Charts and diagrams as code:

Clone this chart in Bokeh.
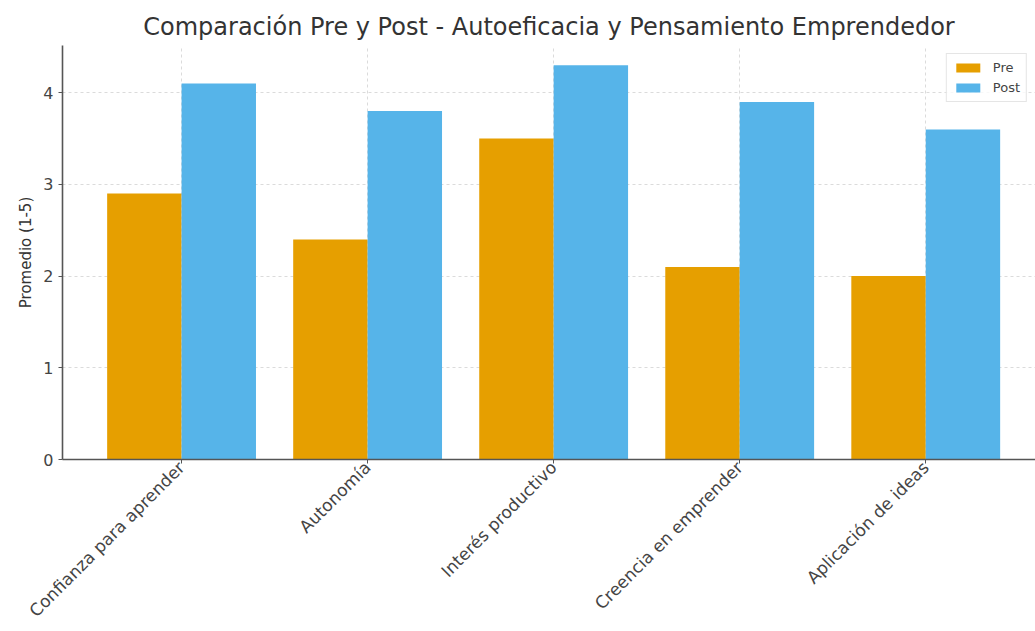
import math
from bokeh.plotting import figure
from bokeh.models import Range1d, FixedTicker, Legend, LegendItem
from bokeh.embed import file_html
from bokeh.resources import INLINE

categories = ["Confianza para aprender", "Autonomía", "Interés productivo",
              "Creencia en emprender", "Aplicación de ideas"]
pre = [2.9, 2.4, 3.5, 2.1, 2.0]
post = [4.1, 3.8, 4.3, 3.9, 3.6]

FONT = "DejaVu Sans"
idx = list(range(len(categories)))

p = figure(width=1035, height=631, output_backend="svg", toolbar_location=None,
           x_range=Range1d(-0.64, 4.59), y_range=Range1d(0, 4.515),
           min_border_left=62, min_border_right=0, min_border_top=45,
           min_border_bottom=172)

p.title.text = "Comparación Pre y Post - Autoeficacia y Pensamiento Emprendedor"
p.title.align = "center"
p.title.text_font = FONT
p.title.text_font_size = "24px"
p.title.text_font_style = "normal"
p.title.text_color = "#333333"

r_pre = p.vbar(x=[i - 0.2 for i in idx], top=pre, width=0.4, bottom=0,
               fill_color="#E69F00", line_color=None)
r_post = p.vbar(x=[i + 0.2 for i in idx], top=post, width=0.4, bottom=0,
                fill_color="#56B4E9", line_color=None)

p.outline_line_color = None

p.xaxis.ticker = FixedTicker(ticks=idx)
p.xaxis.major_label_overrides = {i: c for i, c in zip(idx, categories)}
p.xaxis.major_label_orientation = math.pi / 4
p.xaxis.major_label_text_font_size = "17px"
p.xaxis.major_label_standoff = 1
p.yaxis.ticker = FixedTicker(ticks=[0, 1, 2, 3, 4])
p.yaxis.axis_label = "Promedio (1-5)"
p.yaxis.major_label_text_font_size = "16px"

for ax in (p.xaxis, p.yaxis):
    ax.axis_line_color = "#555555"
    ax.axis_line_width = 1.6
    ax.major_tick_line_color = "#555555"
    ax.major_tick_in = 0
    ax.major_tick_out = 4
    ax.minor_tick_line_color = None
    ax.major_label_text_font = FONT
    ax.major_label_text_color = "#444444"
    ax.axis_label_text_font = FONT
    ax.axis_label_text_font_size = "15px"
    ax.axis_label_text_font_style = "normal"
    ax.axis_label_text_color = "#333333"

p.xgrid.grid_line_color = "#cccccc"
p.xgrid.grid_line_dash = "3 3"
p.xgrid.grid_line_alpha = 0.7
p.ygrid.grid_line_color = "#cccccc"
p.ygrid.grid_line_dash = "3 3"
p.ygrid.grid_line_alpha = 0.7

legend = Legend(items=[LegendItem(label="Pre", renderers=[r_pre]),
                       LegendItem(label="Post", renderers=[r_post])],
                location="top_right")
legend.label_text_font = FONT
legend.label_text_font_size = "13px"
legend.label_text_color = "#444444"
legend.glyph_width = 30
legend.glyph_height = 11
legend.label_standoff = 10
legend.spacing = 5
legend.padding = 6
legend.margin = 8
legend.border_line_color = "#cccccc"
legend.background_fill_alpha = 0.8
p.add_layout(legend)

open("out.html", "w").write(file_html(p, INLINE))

* * *

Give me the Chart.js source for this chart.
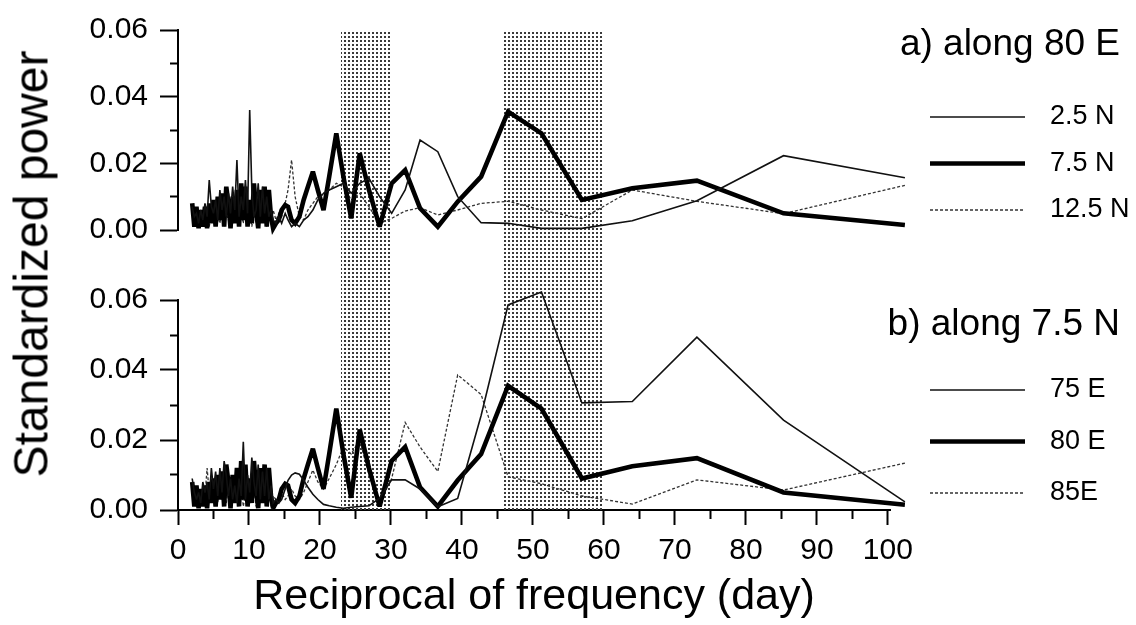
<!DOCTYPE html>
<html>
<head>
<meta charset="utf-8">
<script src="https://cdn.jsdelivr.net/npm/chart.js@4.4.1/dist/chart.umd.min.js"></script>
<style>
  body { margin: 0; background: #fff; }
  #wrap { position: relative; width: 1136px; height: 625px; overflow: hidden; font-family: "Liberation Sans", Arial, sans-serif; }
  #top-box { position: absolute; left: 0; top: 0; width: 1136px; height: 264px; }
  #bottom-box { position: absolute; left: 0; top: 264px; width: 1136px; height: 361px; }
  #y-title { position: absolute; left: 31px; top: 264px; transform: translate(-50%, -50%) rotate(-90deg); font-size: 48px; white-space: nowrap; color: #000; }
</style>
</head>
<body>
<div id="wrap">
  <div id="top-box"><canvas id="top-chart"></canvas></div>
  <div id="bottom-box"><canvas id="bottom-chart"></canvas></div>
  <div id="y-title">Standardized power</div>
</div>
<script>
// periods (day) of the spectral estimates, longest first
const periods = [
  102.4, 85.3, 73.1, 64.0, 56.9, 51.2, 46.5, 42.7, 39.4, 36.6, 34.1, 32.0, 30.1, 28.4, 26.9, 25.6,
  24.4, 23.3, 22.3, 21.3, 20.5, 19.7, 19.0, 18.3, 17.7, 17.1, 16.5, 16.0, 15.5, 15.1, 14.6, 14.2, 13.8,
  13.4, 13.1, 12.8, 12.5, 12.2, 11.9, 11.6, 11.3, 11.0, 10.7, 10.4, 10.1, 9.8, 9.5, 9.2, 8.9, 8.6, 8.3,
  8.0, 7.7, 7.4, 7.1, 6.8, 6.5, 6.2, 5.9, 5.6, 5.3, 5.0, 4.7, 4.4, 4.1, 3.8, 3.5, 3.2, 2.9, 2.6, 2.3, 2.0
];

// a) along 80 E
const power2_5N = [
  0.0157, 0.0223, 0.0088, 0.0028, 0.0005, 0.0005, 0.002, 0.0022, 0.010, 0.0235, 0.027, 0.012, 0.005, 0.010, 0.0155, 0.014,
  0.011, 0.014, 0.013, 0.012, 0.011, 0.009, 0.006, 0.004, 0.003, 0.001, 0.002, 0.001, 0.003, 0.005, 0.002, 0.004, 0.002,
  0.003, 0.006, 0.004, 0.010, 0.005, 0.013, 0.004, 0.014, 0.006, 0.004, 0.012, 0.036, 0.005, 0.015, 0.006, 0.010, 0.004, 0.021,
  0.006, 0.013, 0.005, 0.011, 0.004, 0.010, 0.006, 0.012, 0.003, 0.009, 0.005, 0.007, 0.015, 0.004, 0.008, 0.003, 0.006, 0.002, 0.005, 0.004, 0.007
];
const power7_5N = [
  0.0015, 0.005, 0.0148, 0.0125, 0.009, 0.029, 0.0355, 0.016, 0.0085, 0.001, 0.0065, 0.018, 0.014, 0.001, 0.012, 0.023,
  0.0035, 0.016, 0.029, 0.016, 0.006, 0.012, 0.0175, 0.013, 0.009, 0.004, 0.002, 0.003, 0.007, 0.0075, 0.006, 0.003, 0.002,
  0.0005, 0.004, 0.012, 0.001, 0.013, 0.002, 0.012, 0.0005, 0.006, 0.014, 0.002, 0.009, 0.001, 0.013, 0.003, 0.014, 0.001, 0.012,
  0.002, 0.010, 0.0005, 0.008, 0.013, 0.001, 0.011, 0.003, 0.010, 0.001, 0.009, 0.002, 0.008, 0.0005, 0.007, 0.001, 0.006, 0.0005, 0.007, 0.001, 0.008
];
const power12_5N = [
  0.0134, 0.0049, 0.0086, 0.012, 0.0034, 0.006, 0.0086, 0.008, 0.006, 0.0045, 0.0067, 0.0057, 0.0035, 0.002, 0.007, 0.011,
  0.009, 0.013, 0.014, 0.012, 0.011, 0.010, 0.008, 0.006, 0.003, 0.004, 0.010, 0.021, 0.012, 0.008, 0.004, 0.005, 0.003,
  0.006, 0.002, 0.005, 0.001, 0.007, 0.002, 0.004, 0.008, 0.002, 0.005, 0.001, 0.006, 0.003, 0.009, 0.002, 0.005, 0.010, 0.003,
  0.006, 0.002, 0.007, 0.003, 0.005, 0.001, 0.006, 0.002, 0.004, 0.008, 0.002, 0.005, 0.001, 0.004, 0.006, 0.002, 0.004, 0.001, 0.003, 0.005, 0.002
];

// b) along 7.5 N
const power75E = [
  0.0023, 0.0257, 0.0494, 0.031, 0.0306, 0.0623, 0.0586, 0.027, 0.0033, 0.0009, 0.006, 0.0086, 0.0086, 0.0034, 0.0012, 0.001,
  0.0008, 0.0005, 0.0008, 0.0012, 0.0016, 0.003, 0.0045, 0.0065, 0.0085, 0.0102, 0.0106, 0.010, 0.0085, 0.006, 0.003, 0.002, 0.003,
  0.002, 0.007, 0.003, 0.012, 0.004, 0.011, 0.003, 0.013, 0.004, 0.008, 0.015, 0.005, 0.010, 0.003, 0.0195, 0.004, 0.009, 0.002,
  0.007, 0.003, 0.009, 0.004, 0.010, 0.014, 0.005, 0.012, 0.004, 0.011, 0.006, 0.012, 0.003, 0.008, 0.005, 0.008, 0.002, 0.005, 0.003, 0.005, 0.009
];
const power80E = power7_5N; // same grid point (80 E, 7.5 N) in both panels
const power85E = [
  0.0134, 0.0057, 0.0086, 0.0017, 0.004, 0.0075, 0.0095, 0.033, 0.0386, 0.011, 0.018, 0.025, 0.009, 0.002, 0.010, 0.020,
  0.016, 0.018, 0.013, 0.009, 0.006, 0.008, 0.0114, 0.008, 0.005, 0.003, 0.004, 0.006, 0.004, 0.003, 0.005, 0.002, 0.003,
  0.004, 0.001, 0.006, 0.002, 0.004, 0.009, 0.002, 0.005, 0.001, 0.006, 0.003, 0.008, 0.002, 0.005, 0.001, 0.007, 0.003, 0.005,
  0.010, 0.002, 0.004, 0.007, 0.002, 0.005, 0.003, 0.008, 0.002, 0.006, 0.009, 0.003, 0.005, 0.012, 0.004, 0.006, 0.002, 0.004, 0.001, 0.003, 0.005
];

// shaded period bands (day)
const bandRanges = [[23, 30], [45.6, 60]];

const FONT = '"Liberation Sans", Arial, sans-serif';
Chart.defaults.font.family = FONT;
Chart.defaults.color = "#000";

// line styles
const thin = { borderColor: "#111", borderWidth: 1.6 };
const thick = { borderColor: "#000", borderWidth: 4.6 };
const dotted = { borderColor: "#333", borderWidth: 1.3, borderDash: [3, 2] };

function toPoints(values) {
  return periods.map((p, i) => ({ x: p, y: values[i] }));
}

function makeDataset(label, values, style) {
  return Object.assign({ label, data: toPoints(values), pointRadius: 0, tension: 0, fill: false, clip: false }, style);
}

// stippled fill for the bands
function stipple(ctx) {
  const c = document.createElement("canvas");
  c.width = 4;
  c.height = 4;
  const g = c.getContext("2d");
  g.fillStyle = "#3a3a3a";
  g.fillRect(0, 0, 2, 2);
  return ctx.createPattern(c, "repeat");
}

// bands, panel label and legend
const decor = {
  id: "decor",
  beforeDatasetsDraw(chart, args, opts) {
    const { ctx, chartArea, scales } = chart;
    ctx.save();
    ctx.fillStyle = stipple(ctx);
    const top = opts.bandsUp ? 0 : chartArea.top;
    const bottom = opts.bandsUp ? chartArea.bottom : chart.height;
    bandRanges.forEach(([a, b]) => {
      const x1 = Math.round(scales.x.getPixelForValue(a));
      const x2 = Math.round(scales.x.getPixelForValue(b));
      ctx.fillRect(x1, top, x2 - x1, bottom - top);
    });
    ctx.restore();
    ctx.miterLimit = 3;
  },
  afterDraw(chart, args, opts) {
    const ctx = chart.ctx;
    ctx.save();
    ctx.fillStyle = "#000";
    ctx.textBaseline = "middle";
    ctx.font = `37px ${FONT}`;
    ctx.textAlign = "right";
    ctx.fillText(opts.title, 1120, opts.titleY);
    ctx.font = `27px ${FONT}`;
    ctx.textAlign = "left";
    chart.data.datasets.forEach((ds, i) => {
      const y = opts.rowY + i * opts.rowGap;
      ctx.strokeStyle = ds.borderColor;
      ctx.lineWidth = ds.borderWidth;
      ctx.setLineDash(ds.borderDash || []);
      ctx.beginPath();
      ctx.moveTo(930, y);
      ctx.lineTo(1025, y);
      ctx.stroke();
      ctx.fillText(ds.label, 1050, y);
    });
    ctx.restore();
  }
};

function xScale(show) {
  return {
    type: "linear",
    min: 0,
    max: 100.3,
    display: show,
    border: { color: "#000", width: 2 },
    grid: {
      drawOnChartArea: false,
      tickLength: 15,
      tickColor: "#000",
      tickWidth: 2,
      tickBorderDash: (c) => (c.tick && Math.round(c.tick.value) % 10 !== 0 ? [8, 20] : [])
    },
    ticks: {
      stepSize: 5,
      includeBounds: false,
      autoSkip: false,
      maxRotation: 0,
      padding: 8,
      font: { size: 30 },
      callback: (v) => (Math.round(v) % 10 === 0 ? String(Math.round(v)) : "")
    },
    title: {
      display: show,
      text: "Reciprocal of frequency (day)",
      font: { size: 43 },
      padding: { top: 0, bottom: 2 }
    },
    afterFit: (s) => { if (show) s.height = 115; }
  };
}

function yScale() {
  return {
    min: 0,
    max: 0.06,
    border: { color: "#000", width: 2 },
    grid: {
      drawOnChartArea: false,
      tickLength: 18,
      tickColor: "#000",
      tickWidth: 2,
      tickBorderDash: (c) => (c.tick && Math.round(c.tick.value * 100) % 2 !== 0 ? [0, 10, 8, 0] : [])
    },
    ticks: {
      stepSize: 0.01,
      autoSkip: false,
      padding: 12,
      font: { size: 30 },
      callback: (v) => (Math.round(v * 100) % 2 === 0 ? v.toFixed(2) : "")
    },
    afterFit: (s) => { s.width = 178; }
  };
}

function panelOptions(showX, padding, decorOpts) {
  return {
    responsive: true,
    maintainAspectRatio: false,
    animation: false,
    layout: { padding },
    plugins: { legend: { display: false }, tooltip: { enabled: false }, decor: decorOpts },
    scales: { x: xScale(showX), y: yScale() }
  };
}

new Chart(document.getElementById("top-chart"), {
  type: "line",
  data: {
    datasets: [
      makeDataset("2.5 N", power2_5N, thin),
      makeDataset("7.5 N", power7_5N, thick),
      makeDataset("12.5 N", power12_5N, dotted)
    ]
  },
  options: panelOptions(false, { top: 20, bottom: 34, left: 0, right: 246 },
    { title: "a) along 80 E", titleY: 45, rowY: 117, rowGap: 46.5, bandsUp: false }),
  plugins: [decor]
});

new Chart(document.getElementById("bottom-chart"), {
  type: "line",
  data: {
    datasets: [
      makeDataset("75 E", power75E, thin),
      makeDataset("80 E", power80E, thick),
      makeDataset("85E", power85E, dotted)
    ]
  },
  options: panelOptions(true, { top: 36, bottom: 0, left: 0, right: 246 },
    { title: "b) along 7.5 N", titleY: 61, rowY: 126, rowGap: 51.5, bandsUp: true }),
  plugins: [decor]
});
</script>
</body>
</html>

--

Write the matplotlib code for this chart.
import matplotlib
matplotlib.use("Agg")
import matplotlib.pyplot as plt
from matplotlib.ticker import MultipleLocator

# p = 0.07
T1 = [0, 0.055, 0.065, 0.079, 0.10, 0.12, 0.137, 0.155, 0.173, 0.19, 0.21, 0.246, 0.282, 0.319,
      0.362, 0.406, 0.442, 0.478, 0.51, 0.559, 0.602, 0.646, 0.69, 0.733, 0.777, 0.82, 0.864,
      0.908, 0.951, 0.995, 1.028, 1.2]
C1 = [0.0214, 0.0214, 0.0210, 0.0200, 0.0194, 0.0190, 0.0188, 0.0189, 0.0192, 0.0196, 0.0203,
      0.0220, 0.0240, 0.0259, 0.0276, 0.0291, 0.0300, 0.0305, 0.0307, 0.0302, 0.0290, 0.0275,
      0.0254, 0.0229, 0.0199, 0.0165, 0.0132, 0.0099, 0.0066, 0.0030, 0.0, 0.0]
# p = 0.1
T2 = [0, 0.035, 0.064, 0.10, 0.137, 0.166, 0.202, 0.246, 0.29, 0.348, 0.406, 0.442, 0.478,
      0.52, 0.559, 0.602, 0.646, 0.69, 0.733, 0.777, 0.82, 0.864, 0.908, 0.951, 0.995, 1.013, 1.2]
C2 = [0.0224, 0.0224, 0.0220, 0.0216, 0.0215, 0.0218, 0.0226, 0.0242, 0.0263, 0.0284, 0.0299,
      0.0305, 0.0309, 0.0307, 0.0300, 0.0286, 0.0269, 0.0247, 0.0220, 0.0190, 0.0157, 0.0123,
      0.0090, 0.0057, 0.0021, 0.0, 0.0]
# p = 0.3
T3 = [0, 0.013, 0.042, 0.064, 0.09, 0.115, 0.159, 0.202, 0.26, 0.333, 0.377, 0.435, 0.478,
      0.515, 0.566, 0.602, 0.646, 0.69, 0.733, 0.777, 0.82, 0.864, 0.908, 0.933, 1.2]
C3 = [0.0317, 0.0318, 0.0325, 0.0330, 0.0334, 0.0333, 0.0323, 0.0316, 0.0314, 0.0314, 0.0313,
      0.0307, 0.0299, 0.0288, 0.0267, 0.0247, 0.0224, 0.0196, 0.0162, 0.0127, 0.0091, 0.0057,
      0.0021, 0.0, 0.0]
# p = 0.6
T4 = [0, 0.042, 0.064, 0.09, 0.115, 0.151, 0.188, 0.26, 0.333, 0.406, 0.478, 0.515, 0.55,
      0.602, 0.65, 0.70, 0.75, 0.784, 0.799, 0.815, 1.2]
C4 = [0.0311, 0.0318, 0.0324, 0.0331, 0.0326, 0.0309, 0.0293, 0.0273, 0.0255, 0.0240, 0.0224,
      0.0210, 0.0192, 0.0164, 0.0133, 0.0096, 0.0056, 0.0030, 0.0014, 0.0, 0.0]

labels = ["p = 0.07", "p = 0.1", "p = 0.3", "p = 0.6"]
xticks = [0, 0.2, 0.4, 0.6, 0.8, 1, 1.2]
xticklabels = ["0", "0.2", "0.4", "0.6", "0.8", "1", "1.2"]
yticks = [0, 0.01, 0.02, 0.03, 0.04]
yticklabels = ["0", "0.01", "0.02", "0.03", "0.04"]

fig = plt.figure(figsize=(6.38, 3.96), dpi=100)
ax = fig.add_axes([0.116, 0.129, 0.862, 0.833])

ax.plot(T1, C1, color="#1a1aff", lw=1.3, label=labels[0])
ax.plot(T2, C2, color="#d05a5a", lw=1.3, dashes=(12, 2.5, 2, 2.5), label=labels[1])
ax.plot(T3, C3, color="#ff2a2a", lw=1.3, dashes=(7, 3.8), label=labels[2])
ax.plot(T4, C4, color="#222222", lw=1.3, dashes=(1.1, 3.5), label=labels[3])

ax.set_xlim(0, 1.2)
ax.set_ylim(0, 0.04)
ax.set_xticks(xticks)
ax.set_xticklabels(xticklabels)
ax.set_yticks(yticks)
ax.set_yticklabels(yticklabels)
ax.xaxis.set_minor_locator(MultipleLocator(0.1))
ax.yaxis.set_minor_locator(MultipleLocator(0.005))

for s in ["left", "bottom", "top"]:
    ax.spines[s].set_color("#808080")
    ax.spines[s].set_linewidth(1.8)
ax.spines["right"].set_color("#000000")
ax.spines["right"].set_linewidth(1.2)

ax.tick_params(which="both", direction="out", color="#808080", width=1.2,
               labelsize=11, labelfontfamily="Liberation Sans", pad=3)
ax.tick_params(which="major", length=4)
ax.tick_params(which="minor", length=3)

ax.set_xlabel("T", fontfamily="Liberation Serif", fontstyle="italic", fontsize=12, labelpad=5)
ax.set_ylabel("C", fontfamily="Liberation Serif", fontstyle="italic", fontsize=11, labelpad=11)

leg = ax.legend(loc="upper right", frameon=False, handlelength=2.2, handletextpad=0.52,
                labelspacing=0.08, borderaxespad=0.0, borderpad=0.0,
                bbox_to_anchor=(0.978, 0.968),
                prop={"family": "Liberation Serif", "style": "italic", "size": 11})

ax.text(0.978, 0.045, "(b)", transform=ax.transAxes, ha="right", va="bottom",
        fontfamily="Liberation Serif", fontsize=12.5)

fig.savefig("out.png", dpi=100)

Instructions for the task: Go through the listing above and work out how many lines contain the string "this". Reply with the number alone.

Written reply: 3